De esta forma, se trató de aplicar, en el plano
literario, un reduccionismo que no era más que una justificación de un proceso
que, desde su nacimiento, pretendió ir más allá de sus fronteras. Primero
geográficamente, con la definición colegial de un libro de texto —la Geografía de Cuba, de Antonio Núñez
Jiménez— donde se afirmó que no bastaba
hablar de la Isla de Cuba, ya que lo correcto era referirse al Archipiélago
Cubano. Luego en su vertiente guerrillera, con la conversión en un foco de
irradiación de la violencia. Después imperialista, con el empleo de las fuerzas
armadas transformadas en un instrumento de guerra extraterritorial en África.
Globalizadora por último, con la exportación de médicos, maestros y técnicos a
diversas naciones.
Un reduccionismo fundamentado en una vieja idea
colonialista: todo esfuerzo literario, gráfico y musical fuera de la metrópolis
no es más que un apéndice —a veces válido pero secundario— condenado a girar de
acuerdo al poder dominante. La gravitación no como una fuerza de atracción
recíproca sino como una relación de causa y efecto.
En Cuba este reduccionismo ―disfrazado con el ropaje de
un plan abarcador― ha tratado de sortear el egocentrismo bajo el disfraz de la
asimilación cultural: reconocer la existencia de una literatura del exilio, una
plástica internacional y una música caribeña que trascienden las fronteras del
país, pero que no dejan de ser limitadas en sus logros y dependientes de la
raíz. La nación no como fuente nutritiva sino como campana bajo la cual
respirar.
El concepto estereotipado de la patria como madre, agrandado
al endiosamiento del Estado —padre para los residentes en la isla, padrastro
para quienes viven en el exterior— todopoderoso, vigilante y ceñudo.
Así, y desde hace años, las instituciones del régimen se
han otorgado el privilegio de ser las depositarias de toda actividad creadora
—incluso las desarrolladas en las antípodas del espectro ideológico— al
considerarse investidas de la autoridad necesaria para decretar lo que vale y
brilla —o lo que no vale y no brilla— en la cultura cubana, dentro y fuera de
la Isla.
Al fracaso del
intento de edificar un canon revolucionario siguió la voluntad de
adopción de criterios más amplios, que permitieran el reconocimiento de los
logros estéticos de lo que hasta entonces se consideraba la cultura del
enemigo, pero a partir de una definición que mantenía inalterable el centro del
poder.
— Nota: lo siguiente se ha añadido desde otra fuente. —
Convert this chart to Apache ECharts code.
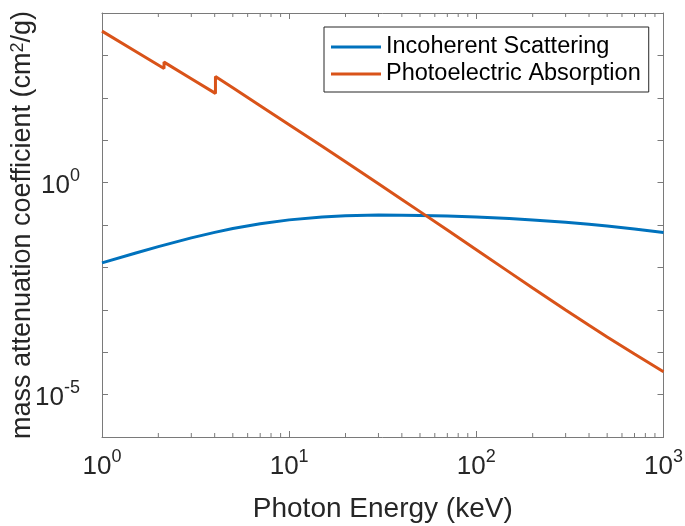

De ese canon revolucionario, que por décadas midió, a la literatura
cubana, se pasó a un canon patriótico y nacionalista.
Mencionar a Borges se convirtió en la exhibición más
colorida de ese ideal de rectificación: un abandono de la intransigencia
salvaje y la ferocidad de Calibán en favor de una incorporación de la habilidad
y la brillantez de Ariel.
La emoción de la rebeldía fue —más que un disfraz de la
envidia—la justificación del envidioso durante la etapa “calibanesca”. Luego
predominó un Calibán más refinado, pero que no había abandonado por completo
ese sentimiento original, porque por mucho tiempo formó parte de su existencia.
El problema actual en Cuba es que se ha desmoronando ese
edificio que sustentaba la prepotencia imperial, y lo que impera es una
sobrevivencia entre escombros. Uno de los problemas del exilio es que,
paradójicamente, algunos insisten en mantener vivo ese espíritu imperial.
Por supuesto que la realidad es mucho más compleja.
Durante mucho tiempo, el escritor, pintor y músico exiliado se vio privado de
sus principales lectores o espectadores, lo que justificaba el planteamiento de
un público primordial en la Isla. Lo que imperaba —y aún se intenta― era la utilización
de ese eje con fines ideológicos, en una tergiversación de la verdadera función
de protección cultural de un Estado.
Sin embargo, el concepto de lector y literatura nacional
avanza hacia la extinción ―o al menos hacia una redefinición tan amplia que
deja fuera el nacionalismo cultural. Los organismos del Gobierno cubano aún
practican criterios políticos como puntos de definición a la hora de catalogar
a los intelectuales y artistas que viven en el exterior. Es en el rechazo de
esta actitud donde deben coincidir los autores que viven en Cuba y en el exilio.